Disturbia is a good movie worth seeing despite its horrible title. Just remember to cover your eyes, plug your ears and babble gibberish during any TV spots for the movie that you see.

Oh, and don’t read the poster’s tagline.

And at the ticket counter, try to even forget the title and its connotations. Just get a ticket to “the one with that Shia guy in it.”

Heck, just abandon this review until you’ve returned home from the theater.

Disturbia is a hodgepodge homage to Alfred Hitchcock, John Hughes, Cameron Crowe and the potentially bad influence of investigator Joey Greco of trash-TV’s Cheaters. It’s a tightly paced hybrid, and Shia LaBeouf claims John Cusack’s crown as new king of lanky, likeable losers.

The problem is that movies like this must sneak up behind you on tiptoes to really work. And there’s a damning Catch-22. In luring younger audiences whose relationship to technology Disturbia vividly captures, DreamWorks has given up all the film’s charms and ghosts.

Admittedly, this movie had to be a thorn for an advertising department. Still, couldn’t they have created a scheme other than “like CBS’s grisly primetime dramas, only a bit funnier?”

Disturbia is no modern classic ruined by a promotional campaign. The ending is too stupid and shrill for that. It’s just a corker of comedy, romance, suspense and perils of paranoid suspicion from a director (D.J. Caruso) not exactly known for any light, deft touch.

Hellacious car wrecks are more his thing. Unlike slick crash-ups in Taking Lives, the one here clouds the whole tale. Kale (LaBeouf) is a wisecracking teenager on a serene fly-fishing trip turned tragic when a brutal split-second SUV flip kills his shotgun-riding author father (Matt Craven).

Months later, Kale’s sullenness picks a bad time to get physical. He pops his Spanish teacher in the mouth after El Profesor makes an offhand remark about his departed dad. Cut a break by a juvie-court judge, Kale is sentenced to a summer of house arrest. He’s tagged with a tracking device that, should he walk beyond his suburban home’s boundaries, will send the cops a calling.

Kale’s mom (Carrie-Anne Moss) is direct when she says it’s not a vacation, and she eventually takes a humorously forceful stand against his to-do list of Xbox Live fragging and Twinkie sculpting. Cut off from technology, Kale turns his eyes on his nondescript suburban neighborhood — its cheating hubbies, prank-playing kids who put Kale in trouble with the police, murderers.

Well, that last one’s a maybe.

Circumstances of a woman’s disappearance start jiving with the daily doings of Mr. Turner (David Morse). But is he a Gacy in training, or just an aging gigolo who doesn’t know when to say when on hair product?
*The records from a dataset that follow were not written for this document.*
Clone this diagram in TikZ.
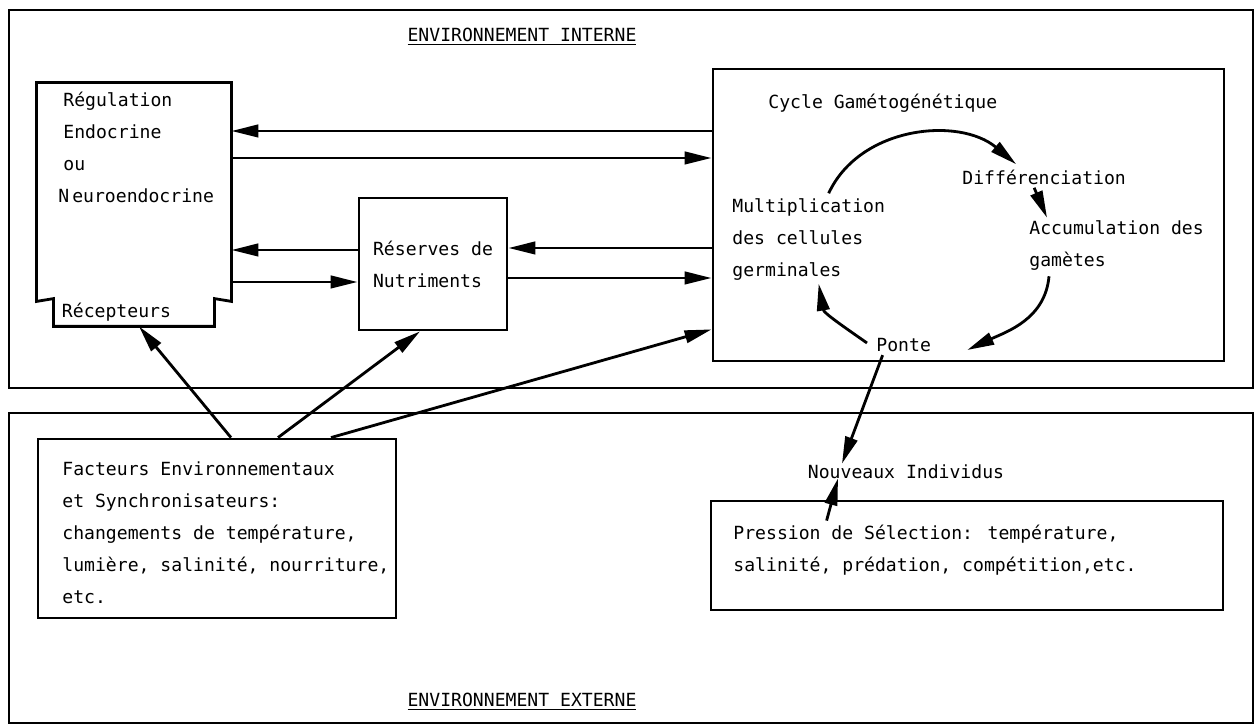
\documentclass[tikz,border=0pt]{standalone}
\usepackage{fontspec}
\setmainfont{DejaVu Sans Mono}
\usetikzlibrary{arrows.meta,calc}

\begin{document}
\begin{tikzpicture}
[
x=0.2mm, y=0.2mm,
line width=1.6pt,
every node/.style={inner sep=0pt, font=\fontsize{10.3}{18.2}\selectfont},
cadre/.style={draw, rectangle, line width=1.3pt},
boite/.style={draw, rectangle, line width=1.6pt},
texte/.style={anchor=west, align=left},
fleche/.style={-{Triangle[length=5.4mm,width=2.5mm]}}
]
\useasboundingbox (0,0) rectangle (1260,727);

\node[cadre, minimum width=248.8mm, minimum height=75.6mm] (interne) at (631,528) {};
\node[cadre, minimum width=248.8mm, minimum height=62mm] (externe) at (631,159) {};
\node (titreint) at (522,690) {\underline{ENVIRONNEMENT INTERNE}};
\node (titreext) at (522,25) {\underline{ENVIRONNEMENT EXTERNE}};

\node[minimum width=38.4mm, minimum height=43.2mm] (regulation) at (134,535) {};
\node[minimum height=5mm, inner xsep=1.4mm, text width=28.8mm, align=left] (recepteurs) at (134,414.5) {Récepteurs};
\draw[boite] (regulation.south west) -- (recepteurs.north west) -- (recepteurs.south west)
  -- (recepteurs.south east) -- (recepteurs.north east) -- (regulation.south east)
  -- (regulation.north east) -- (regulation.north west) -- cycle;
\node[texte] (regtexte) at (62,579.5) {Régulation\\Endocrine\\ou\\\kern-1mm N\,euroendocrine};

\node[boite, minimum width=29.6mm, minimum height=26.4mm, align=left] (reserves) at (433,463) {Réserves de\\Nutriments};

\node[boite, minimum width=102.2mm, minimum height=58.4mm] (cycle) at (968.5,512) {};
\node[texte] (titrecycle) at (767,624) {Cycle Gamétogénétique};
\node[texte] (multiplication) at (731,487.5) {Multiplication\\des cellules\\germinales};
\node[texte] (differenciation) at (961,550) {Différenciation};
\node[texte] (accumulation) at (1028,481) {Accumulation des\\gamètes};
\node[texte] (ponte) at (875,382) {Ponte};

\node[boite, minimum width=71.6mm, minimum height=35.8mm] (facteurs) at (217,198.5) {};
\node[texte] (facteurstexte) at (61,194) {Facteurs Environnementaux\\et Synchronisateurs:\\changements de température,\\lumière, salinité, nourriture,\\etc.};
\node[boite, minimum width=102.4mm, minimum height=21.8mm] (pression) at (967,171.5) {};
\node[texte] (pressiontexte) at (732,176.5) {Pression de Sélection: température,\\salinité, prédation, compétition,etc.};
\node (nouveaux) at (906,255) {Nouveaux Individus};

\draw[fleche] ($(cycle.west)+(0,84)$) -- ($(regulation.east)+(0,61)$);
\draw[fleche] ($(regulation.east)+(0,34)$) -- ($(cycle.west)+(0,57)$);
\draw[fleche] ($(reserves.west)+(0,14)$) -- ($(regulation.east)+(0,-58)$);
\draw[fleche] ($(regulation.east)+(0,-90)$) -- ($(reserves.west)+(0,-18)$);
\draw[fleche] ($(cycle.west)+(0,-33)$) -- ($(reserves.east)+(0,16)$);
\draw[fleche] ($(reserves.east)+(0,-14)$) -- ($(cycle.west)+(0,-63)$);

\draw[fleche] ($(facteurs.north)+(14,0)$) -- ($(recepteurs.south)+(5,0)$);
\draw[fleche] ($(facteurs.north)+(61,0)$) -- ($(reserves.south)+(-13,0)$);
\draw[fleche] ($(facteurs.north)+(114,0)$) -- ($(cycle.south west)+(0,33)$);

\draw[fleche] ($(multiplication.north)+(20,4)$) to[out=65,in=140] ($(differenciation.north)+(-28,4)$);
\draw[fleche] ($(differenciation.south)+(-10,-2)$) -- ($(accumulation.north west)+(19,2)$);
\draw[fleche] ($(accumulation.south west)+(21,-4)$) to[out=-95,in=25] ($(ponte.east)+(35,-5)$);
\draw[fleche] ($(ponte.west)+(-8,2)$) to[out=145,in=-80] ($(multiplication.south)+(10,-2)$);

\draw[fleche] ($(ponte.south)+(-21,-2)$) -- ($(nouveaux.north)+(-64,0)$);
\draw[fleche] ($(pression.north west)+(117,-21)$) -- ($(nouveaux.south)+(-68,2)$);
\end{tikzpicture}
\end{document}
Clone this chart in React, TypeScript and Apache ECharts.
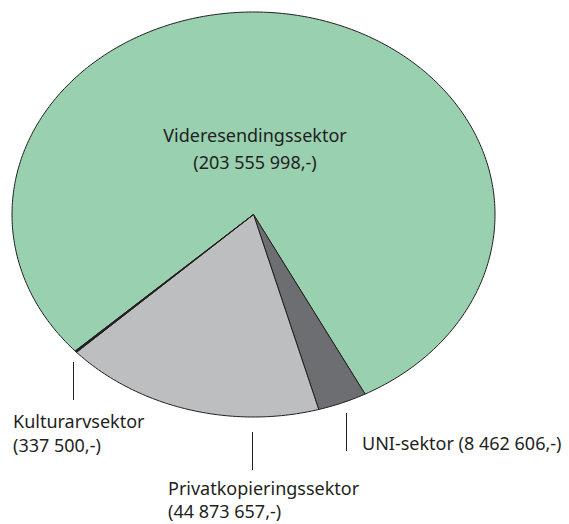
import React, { useEffect, useRef } from "react";
import * as echarts from "echarts";

const names = ["Videresendingssektor", "UNI-sektor", "Privatkopieringssektor", "Kulturarvsektor"];
const values = [203555998, 8462606, 44873657, 337500];
const colors = ["#98D0B0", "#6D6E71", "#BCBEC0", "#231F20"];

const fmt = (v: number) => String(v).replace(/\B(?=(\d{3})+(?!\d))/g, " ") + ",-";

export default function App() {
  const ref = useRef<HTMLDivElement>(null);
  useEffect(() => {
    if (!ref.current) return;
    const chart = echarts.init(ref.current, undefined, { renderer: "svg" });
    const total = values.reduce((a, b) => a + b, 0);
    const cum: number[] = [];
    values.reduce((acc, v, i) => {
      cum[i] = acc;
      return acc + v;
    }, 0);
    const cx = 253.5, cy = 214.5, rx = 241.5, ry = 202.5;
    const startAngle = (137.6 * Math.PI) / 180;
    const ink = "#231F20";
    const font = '18px "Noto Sans", sans-serif';

    chart.setOption({
      animation: false,
      series: [
        {
          type: "custom",
          coordinateSystem: "none",
          z: 1,
          data: values.map((v, i) => ({ value: v, name: names[i] })),
          renderItem: (params: any, api: any) => {
            const i = params.dataIndex;
            const v = api.value(0);
            const a0 = startAngle + (cum[i] / total) * Math.PI * 2;
            const a1 = a0 + (v / total) * Math.PI * 2;
            const n = Math.max(2, Math.ceil(((a1 - a0) / (Math.PI * 2)) * 400));
            const pts: number[][] = [[cx, cy]];
            for (let k = 0; k <= n; k++) {
              const a = a0 + ((a1 - a0) * k) / n;
              pts.push([cx + rx * Math.cos(a), cy + ry * Math.sin(a)]);
            }
            return {
              type: "polygon",
              shape: { points: pts },
              style: { fill: colors[i], stroke: ink, lineWidth: 1, lineJoin: "round" },
            };
          },
        },
      ],
      graphic: [
        {
          type: "text",
          z: 100,
          x: 255,
          y: 148.5,
          style: {
            text: names[0] + "\n(" + fmt(values[0]) + ")",
            font,
            fill: ink,
            textAlign: "center",
            textVerticalAlign: "middle",
            lineHeight: 27,
          },
        },
        {
          type: "text",
          z: 100,
          x: 362,
          y: 443,
          style: {
            text: names[1] + " (" + fmt(values[1]) + ")",
            font,
            fill: ink,
            textAlign: "left",
            textVerticalAlign: "middle",
          },
        },
        {
          type: "text",
          z: 100,
          x: 168,
          y: 499.5,
          style: {
            text: names[2] + "\n(" + fmt(values[2]) + ")",
            font,
            fill: ink,
            textAlign: "left",
            textVerticalAlign: "middle",
            lineHeight: 23,
          },
        },
        {
          type: "text",
          z: 100,
          x: 13,
          y: 433,
          style: {
            text: names[3] + "\n(" + fmt(values[3]) + ")",
            font,
            fill: ink,
            textAlign: "left",
            textVerticalAlign: "middle",
            lineHeight: 24,
          },
        },
        { type: "line", z: 100, shape: { x1: 73.5, y1: 362, x2: 73.5, y2: 400 }, style: { stroke: ink, lineWidth: 1 } },
        { type: "line", z: 100, shape: { x1: 252.5, y1: 432, x2: 252.5, y2: 470 }, style: { stroke: ink, lineWidth: 1 } },
        { type: "line", z: 100, shape: { x1: 346.5, y1: 413, x2: 346.5, y2: 451 }, style: { stroke: ink, lineWidth: 1 } },
      ],
    });
    return () => chart.dispose();
  }, []);
  return (
    <div
      ref={ref}
      style={{ position: "absolute", left: 0, top: 0, width: 569, height: 524, background: "#fff" }}
    />
  );
}
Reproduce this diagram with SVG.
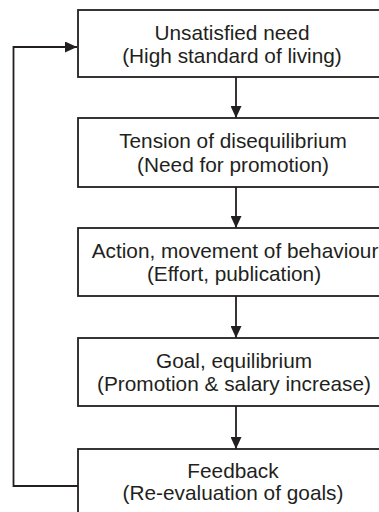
<svg xmlns="http://www.w3.org/2000/svg" width="379" height="512" viewBox="0 0 379 512">
<style>
.box{fill:#fff;stroke:#231f20;stroke-width:1.8}
.t{font-family:"Liberation Sans",Arial,sans-serif;font-size:20.8px;fill:#231f20;text-anchor:middle}
.c{fill:none;stroke:#231f20;stroke-width:1.8}
</style>
<defs>
<marker id="ah" markerUnits="userSpaceOnUse" markerWidth="12" markerHeight="11" refX="12" refY="5.5" orient="auto">
<path d="M0,0 L12,5.5 L0,11 Z" fill="#231f20"/>
</marker>
</defs>
<g id="connectors">
<line class="c" x1="236" y1="77" x2="236" y2="118" marker-end="url(#ah)"/>
<line class="c" x1="236" y1="187" x2="236" y2="228" marker-end="url(#ah)"/>
<line class="c" x1="236" y1="296" x2="236" y2="338" marker-end="url(#ah)"/>
<line class="c" x1="236" y1="406" x2="236" y2="449" marker-end="url(#ah)"/>
<polyline class="c" points="78,486 13.5,486 13.5,47 77,47" marker-end="url(#ah)"/>
</g>
<g id="n1">
<rect class="box" x="78" y="10" width="316" height="67"/>
<text class="t" x="232" y="40">Unsatisfied need</text>
<text class="t" x="232" y="63">(High standard of living)</text>
</g>
<g id="n2">
<rect class="box" x="78" y="118" width="316" height="69"/>
<text class="t" x="233" y="148">Tension of disequilibrium</text>
<text class="t" x="233" y="171.5">(Need for promotion)</text>
</g>
<g id="n3">
<rect class="box" x="78" y="228" width="316" height="68"/>
<text class="t" x="235" y="258">Action, movement of behaviour</text>
<text class="t" x="234" y="281">(Effort, publication)</text>
</g>
<g id="n4">
<rect class="box" x="78" y="338" width="316" height="68"/>
<text class="t" x="234" y="368">Goal, equilibrium</text>
<text class="t" x="234" y="391">(Promotion &amp; salary increase)</text>
</g>
<g id="n5">
<rect class="box" x="78" y="449" width="316" height="70"/>
<text class="t" x="233" y="477.5">Feedback</text>
<text class="t" x="233" y="500">(Re-evaluation of goals)</text>
</g>
</svg>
Morse and LaBeouf have fair amounts of fun tinkering with perceptions. Turner could be a creep who just wants his privacy, or a stone-cold killer plotting his next move. Then again, is Kale merely concocting this mystery as a manifestation of guilt over his dad’s death? It’s a theory suggested solely by LaBeouf’s believably bewildered performance.

Kale teams with his buddy Ronnie (Aaron Yoo) for surveillance to see what’s what with Turner, and also to spy on Ashley (Sarah Roemer), a new girl next door he wants to woo.

Ashley eventually spots them and joins their stakeout squad. Palpable, punchy and very Hughes-ian flirtation ensues, albeit with far more emotional damage than usual teen quirkiness. Kale has post-traumatic stress and Ashley’s family life is on its fractured last leg. Their arm’s-length chemistry ties into the story’s push-pull waves of attachment and detachment through music and technology. (In one scene, the two create their own iPod soundtrack to the neighborhood’s events.)

Teens forging identities for themselves in a world more imperfectly wired than their gadgets is an idea that buoys Disturbia until it starts to drown in a sea of hooey. (Let’s say it involves some sort of catacomb system so murky that you expect the Phantom to show up and belt showtunes.)

If not perfection, at least Disturbia achieves something more than most modern thrillers — the right to describe in that genre and a few others. That the movie and its marketing want to say two different things can’t be held against something that’s such a nifty good time.